Claiming he is in Wrexham to serve the purpose as an ‘inspirational speaker as our leaders have let us down’, ‘The Only Way is Epic’ began it’s journey into a world of politics, economics and pop up tents. In theory such a political approach to a comedy show might seem as though as it could come across as heavy handed, but to quote the phrase of the evening “It’s much more complicated than that”.  Instead Al Murray tackles these subjects in a skillful way only he knows how; with his Britishness and landlord approach providing the platform for a highly amusing and intricate comedy show.

One of the highlights of the act is his arguments for ‘The Worst Government’ ever, with Murray listing all the prime ministers from the current Coalition right back to Winston Churchill. As the comedian worked his way through the past governments and their leaders, Murray listed their low points as to why they were the ‘Worst Government Ever’, before concluding that the last good prime minister that the UK had was the legendary Winston Churchill.

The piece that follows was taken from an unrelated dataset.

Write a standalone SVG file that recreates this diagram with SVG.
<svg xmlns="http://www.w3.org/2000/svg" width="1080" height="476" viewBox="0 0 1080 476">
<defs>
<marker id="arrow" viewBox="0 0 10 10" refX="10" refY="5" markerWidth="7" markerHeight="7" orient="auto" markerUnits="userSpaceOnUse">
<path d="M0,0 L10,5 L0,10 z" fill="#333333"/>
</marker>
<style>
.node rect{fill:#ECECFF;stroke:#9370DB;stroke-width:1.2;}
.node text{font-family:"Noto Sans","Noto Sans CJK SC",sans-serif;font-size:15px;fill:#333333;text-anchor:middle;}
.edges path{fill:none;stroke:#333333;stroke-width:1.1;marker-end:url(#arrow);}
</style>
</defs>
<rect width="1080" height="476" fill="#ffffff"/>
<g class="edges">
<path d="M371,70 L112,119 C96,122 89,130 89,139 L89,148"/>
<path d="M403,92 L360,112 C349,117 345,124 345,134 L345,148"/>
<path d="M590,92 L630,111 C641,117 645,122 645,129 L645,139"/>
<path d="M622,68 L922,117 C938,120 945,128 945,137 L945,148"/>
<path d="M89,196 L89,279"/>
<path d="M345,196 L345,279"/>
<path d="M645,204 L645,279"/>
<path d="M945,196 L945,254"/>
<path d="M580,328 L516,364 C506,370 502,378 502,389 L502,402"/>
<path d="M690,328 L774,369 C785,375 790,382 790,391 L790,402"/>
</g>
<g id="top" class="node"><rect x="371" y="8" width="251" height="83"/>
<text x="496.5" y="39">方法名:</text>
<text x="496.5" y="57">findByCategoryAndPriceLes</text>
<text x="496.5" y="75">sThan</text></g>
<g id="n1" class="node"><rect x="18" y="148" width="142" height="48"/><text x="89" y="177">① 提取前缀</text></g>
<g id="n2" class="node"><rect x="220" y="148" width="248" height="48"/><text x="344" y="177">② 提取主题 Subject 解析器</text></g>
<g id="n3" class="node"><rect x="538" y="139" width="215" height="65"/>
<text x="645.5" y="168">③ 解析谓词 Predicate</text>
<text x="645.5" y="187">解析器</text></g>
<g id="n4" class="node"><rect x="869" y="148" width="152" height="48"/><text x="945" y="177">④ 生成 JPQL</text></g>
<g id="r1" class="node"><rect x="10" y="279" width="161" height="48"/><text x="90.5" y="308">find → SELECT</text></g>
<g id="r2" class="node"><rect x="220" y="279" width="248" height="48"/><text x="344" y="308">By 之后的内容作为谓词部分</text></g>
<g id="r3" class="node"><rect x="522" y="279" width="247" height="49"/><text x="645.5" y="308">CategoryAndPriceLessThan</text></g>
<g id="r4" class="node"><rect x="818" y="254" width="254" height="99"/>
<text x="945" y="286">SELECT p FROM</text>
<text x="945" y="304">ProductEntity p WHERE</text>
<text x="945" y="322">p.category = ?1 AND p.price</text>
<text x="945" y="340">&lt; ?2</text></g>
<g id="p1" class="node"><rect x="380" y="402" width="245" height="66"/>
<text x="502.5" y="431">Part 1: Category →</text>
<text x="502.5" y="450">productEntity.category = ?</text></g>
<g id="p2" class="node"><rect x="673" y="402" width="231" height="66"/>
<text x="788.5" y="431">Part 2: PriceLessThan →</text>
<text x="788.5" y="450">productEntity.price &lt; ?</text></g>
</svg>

No topical stone is left unturned in Al Murray’s attempt to save the youth of today from their fifteen minutes of fame and the world from itself. Everything from the problems caused by reality television, Fifty Shades of Grey to the now infamous Essex Vajazzle are covered in the comedians attempt to right the wrongs of the country today. Stating that one of the main problems in the UK today is that “Adults think they’re kids, and kids think they’re adults”, the comedian embarks on a plan to ensure that parents make sure their children never enter a reality singing contest.

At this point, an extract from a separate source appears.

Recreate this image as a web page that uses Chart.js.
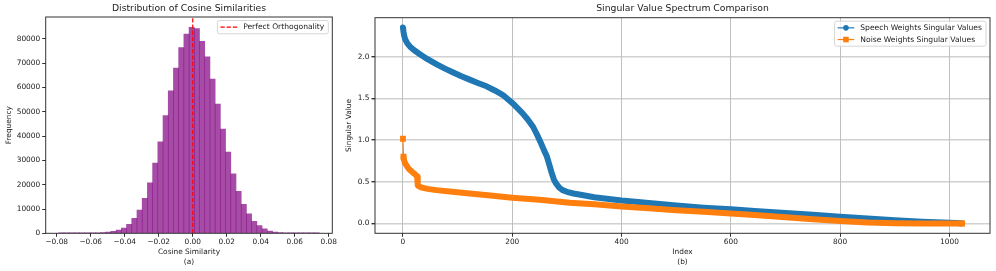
<!DOCTYPE html>
<html>
<head>
<meta charset="utf-8">
<script src="https://cdn.jsdelivr.net/npm/chart.js@4.4.1/dist/chart.umd.min.js"></script>
<style>
  html, body { margin: 0; padding: 0; background: #fff; }
  .panel { position: absolute; top: 0; }
</style>
</head>
<body>
<div class="panel" style="left:0"><canvas id="hist" width="340" height="271"></canvas></div>
<div class="panel" style="left:340px"><canvas id="spec" width="656" height="271"></canvas></div>
<script>
// (a) histogram of cosine similarities, 50 bins
const binStart = -0.0788;
const binWidth = 0.003066;
const binCounts = [
  1, 2, 5, 12, 25, 50, 100, 170, 275, 550,
  825, 1375, 2200, 3700, 6200, 9600, 14400, 20800, 28900, 37700,
  48500, 58600, 68000, 76500, 82000, 84800, 84300, 79000, 72600, 63500,
  53200, 42900, 33400, 24500, 17300, 11900, 8000, 4950, 3160, 1790,
  960, 550, 275, 140, 70, 30, 12, 5, 2, 1
];
const histXTicks = [-0.08, -0.06, -0.04, -0.02, 0, 0.02, 0.04, 0.06, 0.08];
const histYTicks = [0, 10000, 20000, 30000, 40000, 50000, 60000, 70000, 80000];

// (b) singular value spectra
const speechIdx = [0, 1, 2, 4, 8, 13, 20, 31, 45, 61, 76, 92, 107, 122, 137, 153, 168, 183, 192, 201,
  210, 219, 228, 238, 245, 252, 258, 263, 268, 272, 276, 280, 286, 292, 300, 312, 325, 350, 373, 400,
  450, 500, 550, 600, 650, 700, 750, 800, 850, 900, 950, 1000, 1023];
const speechVal = [2.35, 2.30, 2.26, 2.21, 2.16, 2.12, 2.08, 2.03, 1.97, 1.91, 1.86, 1.81, 1.765, 1.725, 1.685, 1.645, 1.595, 1.54, 1.49, 1.44,
  1.38, 1.32, 1.25, 1.16, 1.07, 0.97, 0.88, 0.81, 0.70, 0.61, 0.53, 0.48, 0.43, 0.40, 0.38, 0.36, 0.345, 0.315, 0.296, 0.275,
  0.245, 0.215, 0.19, 0.17, 0.148, 0.127, 0.104, 0.082, 0.06, 0.038, 0.02, 0.008, 0.002];
const noiseIdx = [0, 1, 2, 4, 7, 10, 15, 20, 24, 26, 27, 28, 35, 45, 61, 90, 122, 160, 200, 250,
  305, 350, 400, 450, 500, 550, 600, 650, 700, 750, 800, 850, 900, 950, 1023];
const noiseVal = [1.016, 0.80, 0.76, 0.72, 0.69, 0.66, 0.63, 0.60, 0.58, 0.56, 0.46, 0.45, 0.43, 0.415, 0.40, 0.38, 0.36, 0.335, 0.31, 0.285,
  0.25, 0.23, 0.205, 0.183, 0.16, 0.14, 0.12, 0.098, 0.075, 0.052, 0.03, 0.012, 0.003, 0.001, 0.0];
const specXTicks = [0, 200, 400, 600, 800, 1000];
const specYTicks = [0, 0.5, 1, 1.5, 2];

const BLUE = '#1f77b4';
const ORANGE = '#ff7f0e';
const INK = '#1a1a1a';
const FONT = 'DejaVu Sans';

Chart.defaults.font.family = FONT;
Chart.defaults.color = INK;

// matplotlib-like box around the axes
const frame = {
  id: 'frame',
  afterDatasetsDraw (chart) {
    const { ctx, chartArea: a } = chart;
    ctx.save();
    ctx.strokeStyle = '#333';
    ctx.lineWidth = 1;
    ctx.strokeRect(a.left, a.top, a.right - a.left, a.bottom - a.top);
    ctx.restore();
  }
};

// legend with line sample + marker, top right of the axes
const mplLegend = {
  id: 'mplLegend',
  afterDraw (chart, args, opts) {
    const items = opts.items;
    if (!items) return;
    const { ctx, chartArea: a } = chart;
    ctx.save();
    ctx.font = '7.6px "' + FONT + '"';
    const textW = Math.max(...items.map(it => ctx.measureText(it.label).width));
    const w = 3 + 16.7 + 6 + textW + 4;
    const h = 1.6 + items.length * 11.7;
    const x = a.right - 4 - w;
    const y = a.top + 3.5;
    ctx.beginPath();
    ctx.roundRect(x, y, w, h, 2);
    ctx.fillStyle = 'rgba(255,255,255,0.8)';
    ctx.fill();
    ctx.strokeStyle = '#d6d6d6';
    ctx.lineWidth = 1;
    ctx.stroke();
    items.forEach((it, i) => {
      const cy = y + 0.8 + 11.7 * i + 5.85;
      const x0 = x + 3;
      const x1 = x0 + 16.7;
      ctx.strokeStyle = it.color;
      ctx.lineWidth = it.lineWidth;
      ctx.setLineDash(it.dash || []);
      ctx.beginPath();
      ctx.moveTo(x0, cy);
      ctx.lineTo(x1, cy);
      ctx.stroke();
      ctx.setLineDash([]);
      const mx = (x0 + x1) / 2;
      ctx.fillStyle = it.color;
      if (it.marker === 'circle') {
        ctx.beginPath();
        ctx.arc(mx, cy, 2.8, 0, Math.PI * 2);
        ctx.fill();
      } else if (it.marker === 'square') {
        ctx.fillRect(mx - 2.8, cy - 2.8, 5.6, 5.6);
      }
      ctx.fillStyle = INK;
      ctx.textBaseline = 'middle';
      ctx.fillText(it.label, x1 + 6, cy);
    });
    ctx.restore();
  }
};

const fmtMinus = v => (v < 0 ? '\u2212' : '') + Math.abs(v).toFixed(2);
const tickFont = { size: 7.4 };
const axisTitleFont = { size: 7.4, lineHeight: 1.27 };

// ---------- (a) ----------
const histData = binCounts.map((c, k) => ({ x: binStart + (k + 0.5) * binWidth, y: c }));
const histTop = 89040;

new Chart(document.getElementById('hist'), {
  type: 'bar',
  data: {
    datasets: [
      {
        type: 'line',
        label: 'Perfect Orthogonality',
        data: [{ x: 0, y: 0 }, { x: 0, y: histTop }],
        borderColor: '#ff0000',
        borderWidth: 1.2,
        borderDash: [4.3, 1.9],
        pointRadius: 0,
        order: 0
      },
      {
        label: 'hist',
        data: histData,
        backgroundColor: 'rgba(128,0,128,0.7)',
        borderWidth: 0,
        barPercentage: 1,
        categoryPercentage: 1,
        order: 1
      }
    ]
  },
  options: {
    responsive: false,
    animation: false,
    events: [],
    layout: { padding: { left: 0, right: 7.7, top: 0, bottom: 0 } },
    plugins: {
      legend: { display: false },
      tooltip: { enabled: false },
      title: {
        display: true,
        fullSize: false,
        text: 'Distribution of Cosine Similarities',
        font: { size: 9.25, weight: 'normal' },
        color: INK,
        padding: { top: 3.4, bottom: 2.5 }
      },
      mplLegend: {
        items: [{ label: 'Perfect Orthogonality', color: '#ff0000', lineWidth: 1.2, dash: [4.3, 1.9] }]
      }
    },
    scales: {
      x: {
        type: 'linear',
        offset: false,
        min: -0.0865,
        max: 0.0821,
        afterBuildTicks: s => { s.ticks = histXTicks.map(v => ({ value: v })); },
        afterFit: s => { s.height = 37.7; },
        ticks: { font: tickFont, padding: 0.7, maxRotation: 0, callback: v => fmtMinus(v) },
        grid: { offset: false, drawOnChartArea: false, drawTicks: true, tickLength: 3.5, tickColor: '#333' },
        border: { display: false },
        title: { display: true, text: ['Cosine Similarity', '(a)'], font: axisTitleFont, padding: { top: 0, bottom: 4.6 } }
      },
      y: {
        min: 0,
        max: histTop,
        afterBuildTicks: s => { s.ticks = histYTicks.map(v => ({ value: v })); },
        afterFit: s => { s.width = 45.7; },
        ticks: { font: tickFont, padding: 2, callback: v => String(v) },
        grid: { drawOnChartArea: false, drawTicks: true, tickLength: 3.5, tickColor: '#333' },
        border: { display: false },
        title: { display: true, text: 'Frequency', font: axisTitleFont, padding: { top: 4.3, bottom: 0 } }
      }
    }
  },
  plugins: [frame, mplLegend]
});

// ---------- (b) ----------
const speechPts = speechIdx.map((x, k) => ({ x, y: speechVal[k] }));
const noisePts = noiseIdx.map((x, k) => ({ x, y: noiseVal[k] }));
const lastNoise = noisePts.length - 2;

new Chart(document.getElementById('spec'), {
  type: 'line',
  data: {
    datasets: [
      {
        label: 'Noise Weights Singular Values (first)',
        data: noisePts.slice(0, 2),
        borderColor: ORANGE,
        backgroundColor: ORANGE,
        borderWidth: 1.2,
        pointStyle: 'rect',
        pointRadius: ctx => (ctx.dataIndex === 0 ? 4.1 : 0),
        pointBorderWidth: 0,
        order: 0
      },
      {
        label: 'Noise Weights Singular Values',
        data: noisePts.slice(1),
        borderColor: ORANGE,
        backgroundColor: ORANGE,
        borderWidth: 6,
        borderJoinStyle: 'round',
        borderCapStyle: 'butt',
        pointStyle: 'rect',
        pointRadius: ctx => (ctx.dataIndex === 0 || ctx.dataIndex === lastNoise ? 4.2 : 0),
        pointBorderWidth: 0,
        order: 1
      },
      {
        label: 'Speech Weights Singular Values',
        data: speechPts,
        borderColor: BLUE,
        backgroundColor: BLUE,
        borderWidth: 6,
        borderJoinStyle: 'round',
        borderCapStyle: 'round',
        pointRadius: 0,
        order: 2
      }
    ]
  },
  options: {
    responsive: false,
    animation: false,
    events: [],
    layout: { padding: { left: 0, right: 6, top: 0, bottom: 0 } },
    plugins: {
      legend: { display: false },
      tooltip: { enabled: false },
      title: {
        display: true,
        fullSize: false,
        text: 'Singular Value Spectrum Comparison',
        font: { size: 9.25, weight: 'normal' },
        color: INK,
        padding: { top: 3.4, bottom: 3.2 }
      },
      mplLegend: {
        items: [
          { label: 'Speech Weights Singular Values', color: BLUE, lineWidth: 1.2, marker: 'circle' },
          { label: 'Noise Weights Singular Values', color: ORANGE, lineWidth: 1.2, marker: 'square' }
        ]
      }
    },
    scales: {
      x: {
        type: 'linear',
        min: -51.15,
        max: 1074.15,
        afterBuildTicks: s => { s.ticks = specXTicks.map(v => ({ value: v })); },
        afterFit: s => { s.height = 37.7; },
        ticks: { font: tickFont, padding: 0.7, maxRotation: 0, callback: v => String(v) },
        grid: { color: 'rgba(176,176,176,0.8)', lineWidth: 1, drawTicks: true, tickLength: 3.5, tickColor: '#333' },
        border: { display: false },
        title: { display: true, text: ['Index', '(b)'], font: axisTitleFont, padding: { top: 0, bottom: 4.6 } }
      },
      y: {
        min: -0.1175,
        max: 2.4675,
        afterBuildTicks: s => { s.ticks = specYTicks.map(v => ({ value: v })); },
        afterFit: s => { s.width = 35; },
        ticks: { font: tickFont, padding: 2, callback: v => v.toFixed(1) },
        grid: { color: 'rgba(190,190,190,0.7)', lineWidth: 1.4, drawTicks: true, tickLength: 3.5, tickColor: '#333' },
        border: { display: false },
        title: { display: true, text: 'Singular Value', font: axisTitleFont, padding: { top: 4.3, bottom: 0 } }
      }
    }
  },
  plugins: [frame, mplLegend]
});
</script>
</body>
</html>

The show contained all the gems that the pub landlord is famous for. The traditional British pride ran throughout, with the comedian commenting on the Britishness of the names within the audience and their jobs. Possibly Al Murray’s most well known quote: “A pint for the men, a glass of wine for the ladies” resulted in him giving a £20 note to a man in the audience, before sending him off to buy a glass of white wine for his partner.

One of the highlights of the show was this level of audience participation, with the comedian clearly enjoying the conversation and words of wisdom that Wrexham had to offer. With a large amount of the first section of the show consisting of audience banter, Al Murray took great pleasure in discussing the roles of house husbands, IT technicians, nurses and finely ‘cravated’ men with members of the audience.

Ending on a series of riddles, one of the best parts of the performance is the comedian’s attempts to tackle one of the biggest riddles known to mankind; the pop up tent. Inviting someone from the audience onstage to act as his glamorous assistant, Al Murray attempts to somehow fold a Union Jack tent. Of course reading the instructions proved that the tent is in fact a doddle to put away, but ending on a riddle about man, the pub landlord proved that everything in fact, is much more complicated than that.